Six key learnings from our webinar with Tim Burrowes

I sat down with Media Unmade author and Mumbrella cofounder Tim Burrowes on Wednesday, October 13 to discuss what the past decade of media disruption has meant for communications professionals. Here are six key takeaways from what Tim had to say*. 

You can watch a recording of the session here, or just listen to the audio here.

1. Media polarisation isn’t going away any time soon

“For 100 years the single biggest driver of publisher revenue was advertising – classified and display – and that meant being all things to all people. Over the last decade we’ve hit the tipping point where subscriptions became more important than advertising, and rightly or wrongly the major publishers have decided the best way of driving subscriptions is to appeal to a niche, and that usually means (being) polarising.” 

2. In that environment, pitch more exclusives

“At the moment, you absolutely have news and media brands super focused on what will drive a potential subscriber to sign up, and that will take their news values in a certain direction. There’s a question there about whether that’s particularly good for society but if there’s an opportunity for comms professionals, it’s that if they have a really good understanding of what the priorities of a particular target publication are, then clearly crafting something which ticks the box for them can be a very compelling pitch indeed. One of the most valuable things to put behind a paywall is unique content, so of course that probably means having to pitch more exclusives rather than seeking mass coverage. “ 

3. Social media should sit with comms teams, not marketing, and ‘risk’ is the key to convincing managers 

“Personally my instinct with social has always been it sits more naturally with the comms team rather than marketing. I remember talking to a friend in a PR agency a while back, and at that point, they were struggling to find a way in with clients (about social). They were selling it as ‘You can talk about the brand’ or whatever. But the moment they finally cracked it was when they turned it into a conversation about risk management. Rather than being about building the brand it was ‘You need to be monitoring this so you can respond if there’s a problem’. Risk management is something that can be sold up the chain a lot more easily, but that’s something that also sits with the comms team.” 
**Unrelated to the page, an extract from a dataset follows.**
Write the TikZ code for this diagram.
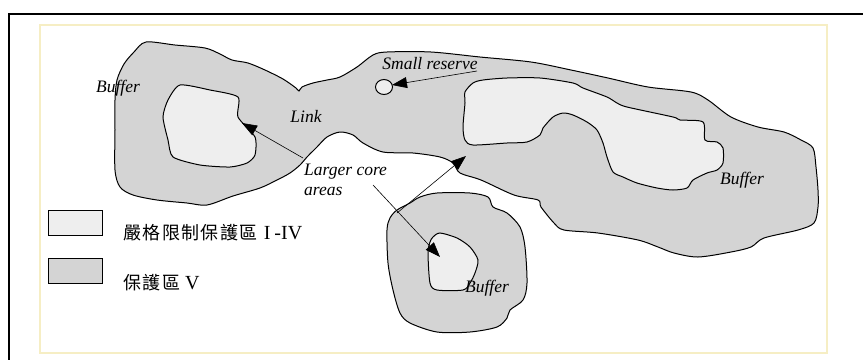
\documentclass[tikz,border=0pt]{standalone}
\usepackage{fontspec}
\setmainfont{Liberation Serif}
\newfontfamily\cjk[LetterSpace=8]{Noto Sans CJK TC}
\usetikzlibrary{arrows.meta}
\definecolor{bufgray}{RGB}{212,212,212}
\definecolor{coregray}{RGB}{238,238,238}
\definecolor{frameyellow}{RGB}{246,238,196}
\begin{document}
\begin{tikzpicture}[x=1pt,y=-1pt,
  region/.style={draw=black, line width=1pt, fill=bufgray},
  core/.style={draw=black, line width=1pt, fill=coregray},
  lbl/.style={font=\itshape\fontsize{17.5}{19.5}\selectfont, inner sep=0pt},
  legtext/.style={font=\fontsize{20}{21}\selectfont, inner sep=0pt, anchor=west},
  legbox/.style={draw=black, line width=0.9pt},
  ptr/.style={line width=0.6pt, -{Triangle[length=15pt,width=11pt]}}]
\useasboundingbox (0,0) rectangle (863,360);
\fill[white] (0,0) rectangle (863,360);
% frames
\draw[frameyellow, line width=2.2pt] (40,25) rectangle (827,353);
\draw[black, line width=1.5pt] (863,14) -- (9,14) -- (9,360);
% main buffer region
\draw[region] plot[smooth cycle, tension=0.5] coordinates {
 (146,42) (175,45) (205,48) (220,54) (232,60) (248,63) (265,70) (283,79) (296,88) (299,91)
 (302,87) (313,83) (327,80) (340,77) (357,67) (373,55) (387,52) (431,52) (480,57) (531,62)
 (571,70) (608,78) (648,87) (691,92) (708,100) (731,117) (758,127) (784,132) (801,140)
 (813,148) (816,167) (818,190) (818,207) (814,223) (798,230) (764,238) (751,247) (731,252)
 (698,257) (674,253) (658,247) (638,240) (598,233) (564,230) (554,223) (541,207) (538,200)
 (514,195) (481,180) (460,173) (453,163) (440,157) (413,153) (383,152) (363,143) (353,135)
 (340,132) (327,137) (317,147) (307,157) (300,165) (290,173) (277,180) (260,188) (233,196)
 (207,205) (187,203) (157,200) (133,195) (120,187) (115,170) (115,130) (115,100) (117,80)
 (124,64) (134,52)};
% left core
\draw[core] plot[smooth cycle, tension=0.4] coordinates {
 (180,85) (210,90) (238,97) (238,117) (255,137) (255,155) (247,163) (230,167) (200,165)
 (173,157) (168,140) (163,117) (168,100)};
% right core
\draw[core] plot[smooth cycle, tension=0.45] coordinates {
 (465,92) (473,83) (483,80) (507,78) (540,78) (573,83) (583,88) (607,97) (617,103) (627,107)
 (673,117) (680,120) (703,122) (705,140) (717,142) (723,148) (723,163) (717,170) (707,173)
 (693,180) (687,188) (673,190) (657,188) (637,183) (623,177) (613,172) (607,157) (603,143)
 (597,130) (587,122) (573,115) (563,113) (553,117) (543,128) (540,135) (527,142) (507,143)
 (473,145) (465,140) (463,127) (465,103)};
% small reserve
\draw[core] (384,87) ellipse [x radius=8.5, y radius=7.5];
% bottom buffer region
\draw[region] plot[smooth cycle, tension=0.5] coordinates {
 (397,210) (390,218) (387,230) (388,263) (393,290) (400,313) (410,323) (437,332) (470,332)
 (497,327) (507,318) (510,310) (523,300) (527,283) (525,247) (520,227) (507,213) (493,207)
 (488,197) (470,193) (437,193) (420,197) (410,203)};
% bottom core
\draw[core] plot[smooth cycle, tension=0.45] coordinates {
 (433,237) (440,233) (457,238) (470,247) (478,260) (475,273) (470,283) (463,290) (437,290)
 (430,283) (428,253) (430,242)};
% labels
\node[lbl] (bufL) at (118,88) {Buffer};
\node[lbl] (link) at (306,116) {Link};
\node[lbl] (small) at (430,64) {Small reserve};
\node[lbl, align=left, anchor=north west] (larger) at (304,164) {Larger core\\areas};
\node[lbl] (bufR) at (742,180) {Buffer};
\node[lbl] (bufB) at (487,288) {Buffer};
% pointer coordinates
\coordinate (a1s) at (303,158);
\coordinate (a1t) at (242,123);
\coordinate (a2s) at (477,71);
\coordinate (a2t) at (392,85);
\coordinate (a3s) at (397,213);
\coordinate (a3t) at (466,156);
\coordinate (a4s) at (373,185);
\coordinate (a4t) at (440,257);
\draw[ptr] (a1s) -- (a1t);
\draw[ptr] (a2s) -- (a2t);
\draw[ptr] (a3s) -- (a3t);
\draw[ptr] (a4s) -- (a4t);
% legend
\draw[legbox, fill=coregray] (48,210) rectangle (102,235);
\draw[legbox, fill=bufgray] (48,258) rectangle (102,283);
\node[legtext] (leg1) at (123,233) {{\cjk\fontsize{18}{20}\selectfont 嚴格限制保護區}\hspace{6pt}I\hspace{4pt}-IV};
\node[legtext] (leg2) at (123,283) {{\cjk\fontsize{18}{20}\selectfont 保護區}\hspace{5pt}V};
\end{tikzpicture}
\end{document}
4. You should be reviewing your company’s social media policies post the Voller judgement

“There’s a real risk there. It becomes a risk-benefit calculation. When that judgement came through I was still a member of the editorial leadership team at Mumbrella, and we took the decision that was moment for us to come off Facebook. Because although we got some traffic from it, and it was nice traffic to have, it wasn’t a major part of our business model. So it just reduced the legal risk of us having to take responsibility for a defamatory comment we’d not been able to moderate in time. Now for other publishers and brands, the benefits might yet outweigh the risks. But there needs to be a proper assessment of the increased risk. Some may choose to take the increased risk because the engagement is so good, but others might decide that it’s not worth it.” 

5. To succeed in modern comms, you should look to understand marketing

The communications discipline and the marketing discipline has gotten a lot closer in the past decade. It’s now not uncommon for people to have marketing and communications in their job title. Still not as common as I expected it to be by now, but owned, earned and paid – those three things are getting closer. I think if somebody wants to succeed in a communications career, they will need to understand the world of marketing, and vice versa. That’s definitely been one of the trends of the decade.” 

6. Navigating change means investing time in staying informed

“Life is so much more complicated now. When it comes to individual careers and working lives, I remember talking to someone who said, particularly when you move to a senior level, it should be a bit like being a medical consultant. You should feel obliged to spend, their argument was, maybe a day a week staying up to date on current practice, because it changes so fast. It’s such a fast-moving world and there are so many more voices out there now. Staying on top of the voices is ever more complex.”